While the Flyers won two Cups, Parent said that he is often asked by fans at autograph appearances about the 1974 Cup as it was their first.
“That was a special year,” Parent said of the 1974 Cup run. “The whole city of Philadelphia was behind us. They embraced the Broad Street Bullies and loved the way that Dave Schultz and Bobby Clarke and the rest of the team played. Even Kate Smith singling the anthem was a big thing. Maybe we were superstitious, but when she sang God Bless America before games, we knew we would win, and our fans knew we would win.”
For the past 30 years, Parent has not slowed down. He spends half the year on his yacht, and he is often making guest and promotional appearances in Philadelphia as a motivational speaker, pitchman, or autograph guests. He has been travelling the continent to major sports card shows for years.
“From about 2000 on, I have been on more new hockey cards than I ever imagined I would have,” Parent said. “Every year, the companies make more and more cards featuring retired NHL players. I sign a lot of cards. I am always interested at shows to see what new cards are out there.”
Regardless of how many cards Parent signs, his autographs are generally of good quality. His signatures on cards look the same as his signature on the 8×10 photos he signs.
“It’s important to take the time to sign an autograph,” he said. “Fans are paying money to meet you and to get an autograph.
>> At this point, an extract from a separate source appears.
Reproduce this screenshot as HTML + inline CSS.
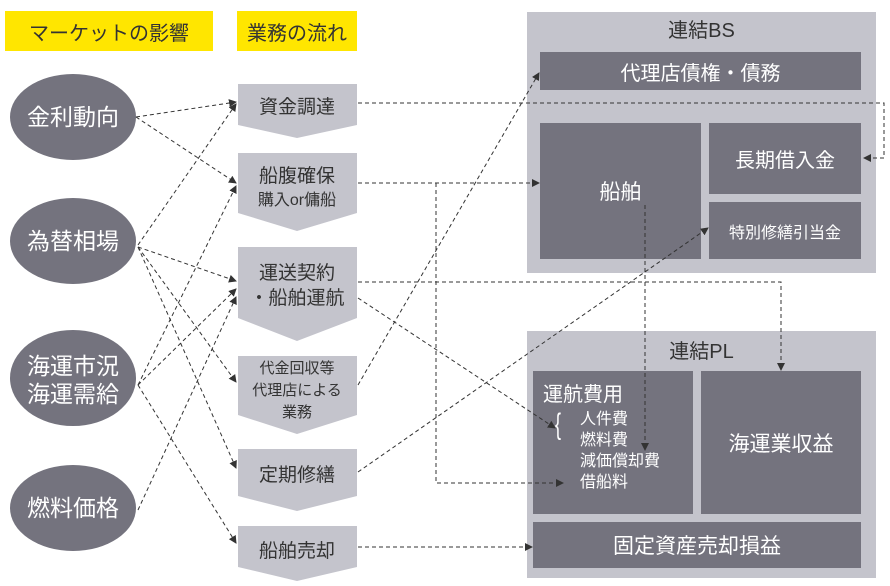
<!DOCTYPE html>
<html><head><meta charset="utf-8"><style>
body{margin:0;width:890px;height:586px;background:#fff;position:relative;overflow:hidden;font-family:"Liberation Sans","Noto Sans CJK JP",sans-serif}
.a{position:absolute;box-sizing:border-box}
.y{background:#ffe600;color:#333;font-size:20px;display:flex;align-items:center;justify-content:center}
.d{background:#74737e;color:#fff;display:flex;align-items:center;justify-content:center;text-align:center}
.l{background:#c4c4cc}
</style></head><body>
<div class="a y" style="left:5px;top:11px;width:208px;height:40px">マーケットの影響</div>
<div class="a y" style="left:237px;top:11px;width:120px;height:40px">業務の流れ</div>

<div class="a l" style="left:527px;top:12px;width:349px;height:261px"></div>
<div class="a" style="left:527px;top:14px;width:349px;text-align:center;font-size:20px;color:#333">連結BS</div>
<div class="a d" style="left:540px;top:52px;width:321px;height:38px;font-size:20px">代理店債権・債務</div>
<div class="a d" style="left:540px;top:123px;width:161px;height:136px;font-size:21px">船舶</div>
<div class="a d" style="left:709px;top:123px;width:152px;height:71px;font-size:20px">長期借入金</div>
<div class="a d" style="left:709px;top:202px;width:152px;height:57px;font-size:16px">特別修繕引当金</div>

<div class="a l" style="left:527px;top:331px;width:349px;height:247px"></div>
<div class="a" style="left:527px;top:335px;width:349px;text-align:center;font-size:20px;color:#333">連結PL</div>
<div class="a" style="left:533px;top:371px;width:160px;height:143px;background:#74737e;color:#fff">
 <div style="position:absolute;left:10px;top:7px;font-size:20px">運航費用</div>
 <div style="position:absolute;left:20px;top:37px;font-size:30px;font-weight:100;transform:scaleX(0.6)">{</div>
 <div style="position:absolute;left:47px;top:38px;font-size:16px;line-height:21px">人件費<br>燃料費<br>減価償却費<br>借船料</div>
</div>
<div class="a d" style="left:701px;top:371px;width:160px;height:143px;font-size:21px">海運業収益</div>
<div class="a d" style="left:533px;top:522px;width:328px;height:46px;font-size:21px">固定資産売却損益</div>

<svg class="a" style="left:0;top:0" width="890" height="586">
<g fill="#c4c4cc">
<polygon points="238,84 357,84 357,125 297,138 238,125"/>
<polygon points="238,153 357,153 357,213 297,231 238,213"/>
<polygon points="238,247 357,247 357,318 297,341 238,318"/>
<polygon points="238,356 357,356 357,415 297,434 238,415"/>
<polygon points="238,449 357,449 357,496 297,511 238,496"/>
<polygon points="238,526 357,526 357,567 297,581 238,567"/>
</g>
<g fill="#74737e">
<ellipse cx="73" cy="117" rx="63" ry="43"/>
<ellipse cx="73" cy="241" rx="63" ry="43"/>
<ellipse cx="73" cy="378" rx="63" ry="48"/>
<ellipse cx="73" cy="508" rx="63" ry="43"/>
</g>
<g fill="#fff" font-size="23" text-anchor="middle" font-family="Liberation Sans,Noto Sans CJK JP,sans-serif">
<text x="73" y="125">金利動向</text>
<text x="73" y="249">為替相場</text>
<text x="73" y="374">海運市況</text>
<text x="73" y="402">海運需給</text>
<text x="73" y="516">燃料価格</text>
</g>
<g fill="#333" text-anchor="middle" font-family="Liberation Sans,Noto Sans CJK JP,sans-serif">
<text x="297" y="113" font-size="19">資金調達</text>
<text x="297" y="182" font-size="19">船腹確保</text>
<text x="297" y="205" font-size="16">購入or傭船</text>
<text x="297" y="279" font-size="19">運送契約</text>
<text x="297" y="304" font-size="19">・船舶運航</text>
<text x="297" y="373" font-size="15">代金回収等</text>
<text x="297" y="395" font-size="15">代理店による</text>
<text x="297" y="417" font-size="15">業務</text>
<text x="297" y="481" font-size="19">定期修繕</text>
<text x="297" y="557" font-size="19">船舶売却</text>
</g>
<defs><marker id="m" markerWidth="8" markerHeight="8" refX="7" refY="4" orient="auto" markerUnits="userSpaceOnUse"><polygon points="0,0 8,4 0,8" fill="#333"/></marker></defs>
<g stroke="#333" stroke-width="1" stroke-dasharray="4,3" fill="none" marker-end="url(#m)">
<line x1="136" y1="117" x2="236" y2="102"/>
<line x1="136" y1="117" x2="236" y2="183"/>
<line x1="138" y1="245" x2="236" y2="104"/>
<line x1="138" y1="247" x2="236" y2="281"/>
<line x1="138" y1="247" x2="236" y2="382"/>
<line x1="138" y1="247" x2="236" y2="468"/>
<line x1="138" y1="385" x2="236" y2="186"/>
<line x1="138" y1="385" x2="236" y2="289"/>
<line x1="138" y1="385" x2="236" y2="543"/>
<line x1="138" y1="510" x2="236" y2="297"/>
<polyline points="358,103 884,103 884,158 864,158"/>
<line x1="358" y1="183" x2="539" y2="183"/>
<polyline points="436,183 436,483 563,483"/>
<polyline points="358,282 781,282 781,370"/>
<line x1="358" y1="298" x2="555" y2="428"/>
<line x1="358" y1="385" x2="539" y2="73"/>
<line x1="358" y1="472" x2="708" y2="228"/>
<line x1="645" y1="205" x2="645" y2="450"/>
<line x1="358" y1="547" x2="532" y2="547"/>
</g>
</svg>
</body></html>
I want to make sure I smile, make eye contact, and give them an experience and an autograph they will remember.”
Parent reflected one more time on the 1974 Cup-clinching win.
“Before that game, our coach, Fred Shero, wrote something on the blackboard in our dressing room” he said. “He wrote ‘We win tonight, we walk together forever.’ That win bonded us together. But as time went on, we realized that it includes our fans too. All of the Flyers fans in Philadelphia and everywhere, are a part of that Stanley Cup.”
I think back to 50 years ago, sitting on the rock on the St. Lawrence and not catching any fish. There are so many things I would want to say to myself as a kid, but on that day, I would have told him that having an expansion team win the Stanley Cup wasn’t such a bad thing.